Buckingham adds that parents' fears about the possible deleterious consequences of children watching television is exploited by politicians. "When one thinks of how TV viewing is associated with violence among children, this is used by politicians as a way of displacing attention away from other causes of violence in society that are difficult to eradicate - such as racism, poverty, gun control. I'm by no means saying that there aren't associations, just that it is too easy to blame one thing for children's problems. We're dealing with really complicated matters here that readily get over-simplified."

So is watching TV a bad thing for under-twos? The research suggests no more than that it could be, while never really tackling the issue of how much TV viewing among toddlers would be regarded as excessive. Ten hours a day might be too much, but what about one hour of Teletubbies watched, in the traditional manner, with mother? Would that be a bad thing? As far as I could discover, there seems to be an inverse relationship between the anti-TV rhetoric and the plausibility of the data upon which it is based. What is also certain is that any such research is going to get a great deal of attention because so many people stand to make a lot of money out of children - programme-makers, soft-toy producers and Ritalin manufacturers among them. Not to mention all those people writing apocalyptic texts that pander to the panic of parents worried that they are raising goggle-eyed sociopaths, thanks to the chattering cyclops.
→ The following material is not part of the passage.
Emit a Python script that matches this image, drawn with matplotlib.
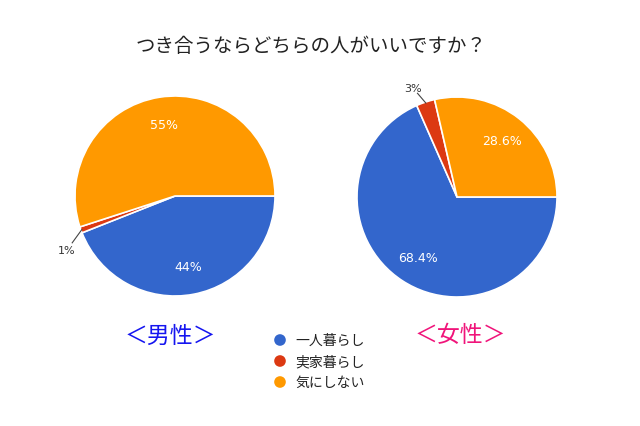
import numpy as np
import matplotlib
matplotlib.use("Agg")
import matplotlib.pyplot as plt

plt.rcParams['font.family'] = ['Noto Sans CJK JP', 'DejaVu Sans']

title = "つき合うならどちらの人がいいですか？"
categories = ["一人暮らし", "実家暮らし", "気にしない"]
colors = ["#3366CC", "#DC3912", "#FF9900"]
male_values = [44, 1, 55]
male_labels = ["44%", "1%", "55%"]
female_values = [68.4, 3, 28.6]
female_labels = ["68.4%", "3%", "28.6%"]
panel_titles = ["＜男性＞", "＜女性＞"]
panel_colors = ["#1515F0", "#F0147A"]

W, H = 640, 427
fig = plt.figure(figsize=(W / 100, H / 100), dpi=100)
ax = fig.add_axes([0, 0, 1, 1])


def draw_pie(values, labels, cx, cy, r, small_label_pos):
    ax.pie(values, colors=colors, startangle=0, counterclock=False,
           center=(cx, cy), radius=r,
           wedgeprops=dict(edgecolor='white', linewidth=1.2))
    total = sum(values)
    start = 0.0
    for v, lab in zip(values, labels):
        frac = v / total
        mid = -(start + frac / 2) * 2 * np.pi
        start += frac
        if frac < 0.05:
            ex, ey = cx + r * 0.99 * np.cos(mid), cy + r * 0.99 * np.sin(mid)
            lx, ly = small_label_pos
            ax.plot([ex, lx + (ex - lx) * 0.35], [ey, ly + (ey - ly) * 0.35],
                    color='#444444', lw=0.8)
            ax.text(lx, ly, lab, ha='center', va='center', fontsize=8,
                    color='#333333', family=['DejaVu Sans'])
        else:
            d = 0.72 * r
            ax.text(cx + d * np.cos(mid), cy + d * np.sin(mid), lab,
                    ha='center', va='center', fontsize=9, color='white',
                    family=['DejaVu Sans'])


draw_pie(male_values, male_labels, 175, H - 197, 100, (67, H - 251))
draw_pie(female_values, female_labels, 457, H - 198, 100, (413, H - 89))

ax.text(311, H - 47, title, ha='center', va='center', fontsize=14,
        color='#222222')

ax.text(170, H - 336, panel_titles[0], ha='center', va='center',
        fontsize=16.5, color=panel_colors[0])
ax.text(460, H - 336, panel_titles[1], ha='center', va='center',
        fontsize=16.5, color=panel_colors[1])

for i, (cat, col) in enumerate(zip(categories, colors)):
    y = H - (341 + 21 * i)
    ax.scatter([280], [y], s=70, color=col, edgecolors='none')
    ax.text(295, y, cat, ha='left', va='center', fontsize=10,
            color='#222222')

ax.set_xlim(0, W)
ax.set_ylim(0, H)
ax.set_aspect('equal')
ax.axis('off')

fig.savefig("out.png", dpi=100, facecolor='white')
Robert Shaw, the hard-boiled critic of today's allegedly joyless kids, suggests that children ages five and under should not watch TV unattended at all and that, when you do watch TV with your very young child, you ought to talk to them about the programme and the issues it raises. "Explain the meaning and motivation behind commercials and programming," urges Shaw. "Help her to understand fantasy and reality, the difference between a sales pitch and an honest evaluation."

The main things, I would argue, are not to blame television for all the modern child's ills, nor to panic - after all, there are plenty of other people who will do those things for you.